No problem, he was assured. The bill would go into effect at precisely 12:00 noon on Monday, January 11, 2016. Jindal was scheduled to leave office exactly one minute later.
The only problem was, the program ran a little late on inauguration day and John Bel Edwards did not actually take the oath of office until 12:25 p.m.
Meanwhile, throughout the weekend leading up to this week’s inauguration ceremonies, Jindal’s minions were frantically deleting thousands of emails in the governor’s office at across the street at Division of Administration.
Obviously, Jindal felt he would no longer be in office when the bill became law and thus exempt from its provisions.
But technically, he remained in office for nearly a half-hour after the new law took effect. Therefore, he was bound by the dictates of the new statute and by deleting those thousands of emails, he was in flagrant violation of the very bill that he signed into law a scant six months earlier.

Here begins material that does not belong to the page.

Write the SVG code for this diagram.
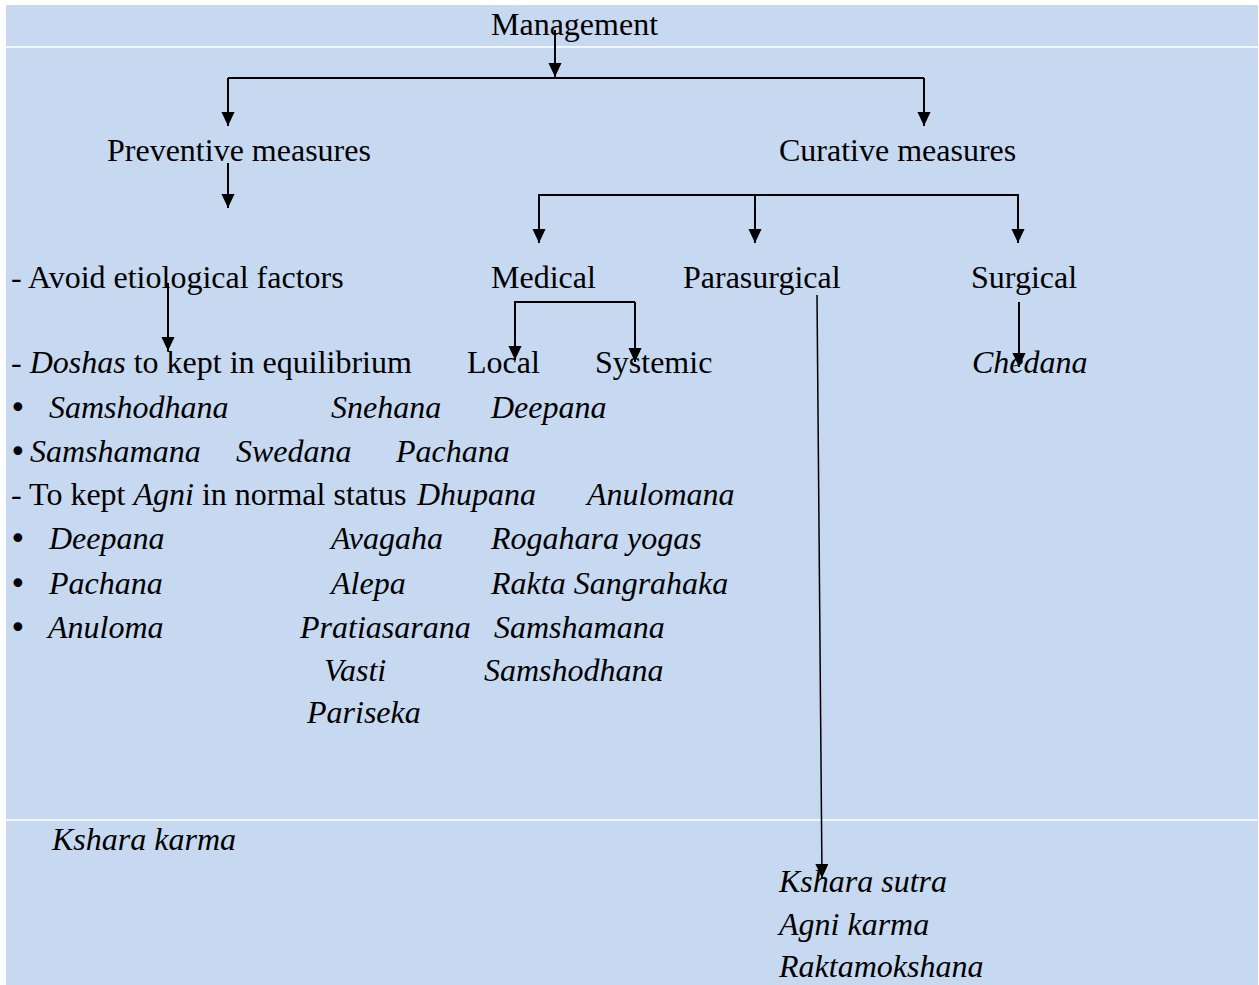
<svg xmlns="http://www.w3.org/2000/svg" width="1259" height="985" viewBox="0 0 1259 985">
<style>
text{font-family:"Liberation Serif","Times New Roman",serif;font-size:32px;fill:#000}
.i{font-style:italic}
.b{font-family:"DejaVu Sans",sans-serif;font-size:30px}
.c{stroke:#000;stroke-width:2;fill:none}
.t{stroke:#000;stroke-width:1.5;fill:none}
</style>
<defs>
<marker id="ah" viewBox="0 0 14 15" refX="15" refY="7" markerWidth="15" markerHeight="14" markerUnits="userSpaceOnUse" orient="auto">
<path d="M0,0 L15,7 L0,14 z" fill="#000"/>
</marker>
</defs>
<rect x="0" y="0" width="1259" height="985" fill="#ffffff"/>
<rect x="6" y="5" width="1252" height="980" fill="#c6d9f1"/>
<line x1="6" y1="47" x2="1258" y2="47" stroke="#ffffff" stroke-width="1.5"/>
<line x1="6" y1="820" x2="1258" y2="820" stroke="#ffffff" stroke-width="1.5"/>

<g id="connectors">
<path class="c" d="M555,30 V77" marker-end="url(#ah)"/>
<path class="c" d="M228,78 H924"/>
<path class="c" d="M228,78 V126" marker-end="url(#ah)"/>
<path class="c" d="M924,78 V126" marker-end="url(#ah)"/>
<path class="c" d="M228,163 V208" marker-end="url(#ah)"/>
<path class="c" d="M538,195 H1019"/>
<path class="c" d="M539,195 V243" marker-end="url(#ah)"/>
<path class="c" d="M755,195 V243" marker-end="url(#ah)"/>
<path class="c" d="M1018,195 V243" marker-end="url(#ah)"/>
<path class="c" d="M515,302 H635"/>
<path class="c" d="M515,301 V360" marker-end="url(#ah)"/>
<path class="c" d="M635,302 V362" marker-end="url(#ah)"/>
<path class="c" d="M1019,302 V367" marker-end="url(#ah)"/>
<path class="c" d="M168,283 V351" marker-end="url(#ah)"/>
<path class="t" d="M817,295 L822,878" marker-end="url(#ah)"/>
</g>

<g id="management"><text x="491" y="35">Management</text></g>
<g id="preventive"><text x="107" y="161">Preventive measures</text></g>
<g id="curative"><text x="779" y="161">Curative measures</text></g>
<g id="avoid"><text x="11" y="288">- Avoid etiological factors</text></g>
<g id="medical"><text x="491" y="288">Medical</text></g>
<g id="parasurgical"><text x="683" y="288">Parasurgical</text></g>
<g id="surgical"><text x="971" y="288">Surgical</text></g>
<g id="doshas"><text x="11" y="373">- <tspan class="i">Doshas</tspan> to kept in equilibrium</text></g>
<g id="local"><text x="467" y="373">Local</text></g>
<g id="systemic"><text x="595" y="373">Systemic</text></g>
<g id="chedana"><text class="i" x="972" y="373">Chedana</text></g>

<g id="preventive-list">
<text class="b" x="9" y="418">•</text><text class="i" x="49" y="418">Samshodhana</text>
<text class="b" x="9" y="462">•</text><text class="i" x="30" y="462">Samshamana</text>
<text x="11" y="505">- To kept <tspan class="i">Agni</tspan> in normal status</text>
<text class="b" x="9" y="549">•</text><text class="i" x="49" y="549">Deepana</text>
<text class="b" x="9" y="594">•</text><text class="i" x="49" y="594">Pachana</text>
<text class="b" x="9" y="638">•</text><text class="i" x="48" y="638">Anuloma</text>
</g>

<g id="local-list">
<text class="i" x="331" y="418">Snehana</text>
<text class="i" x="236" y="462">Swedana</text>
<text class="i" x="417" y="505">Dhupana</text>
<text class="i" x="331" y="549">Avagaha</text>
<text class="i" x="331" y="594">Alepa</text>
<text class="i" x="300" y="638">Pratiasarana</text>
<text class="i" x="324" y="681">Vasti</text>
<text class="i" x="307" y="723">Pariseka</text>
</g>

<g id="systemic-list">
<text class="i" x="491" y="418">Deepana</text>
<text class="i" x="396" y="462">Pachana</text>
<text class="i" x="587" y="505">Anulomana</text>
<text class="i" x="491" y="549">Rogahara yogas</text>
<text class="i" x="491" y="594">Rakta Sangrahaka</text>
<text class="i" x="494" y="638">Samshamana</text>
<text class="i" x="484" y="681">Samshodhana</text>
</g>

<g id="kshara-karma"><text class="i" x="52" y="850">Kshara karma</text></g>

<g id="parasurgical-list">
<text class="i" x="779" y="892">Kshara sutra</text>
<text class="i" x="779" y="935">Agni karma</text>
<text class="i" x="779" y="977">Raktamokshana</text>
</g>
</svg>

The provisions of this Act shall be given prospective application only. Any record having been used, being in use, possessed, or retained for use by the governor in the usual course of the duties and business of his office prior to the effective date of this Act shall be subject to the provisions of (the law) as it existed prior to the effective date of this Act.
Granted, many of the emails may well have been mundane in nature. Who cares, after all, what the office staff will order up to the fourth floor of the State Capitol for lunch? But others were certainly germane to the administration of state government and by deleting them, it can only make the job of Jindal’s successor more difficult.
Claitor, contacted about the procedural violation, said he was not surprised. “The administration’s pages on the state website were disappearing, too,” he said.
“In my mind,” he said, “his actions certainly violate the spirit, if not the letter of the law.”
It seems somehow ironic that Jindal’s devious, scheming tactics would in the end expose him to potential prosecution for the illegal dumping of eight years worth of emails.
The term poetic justice also comes to mind.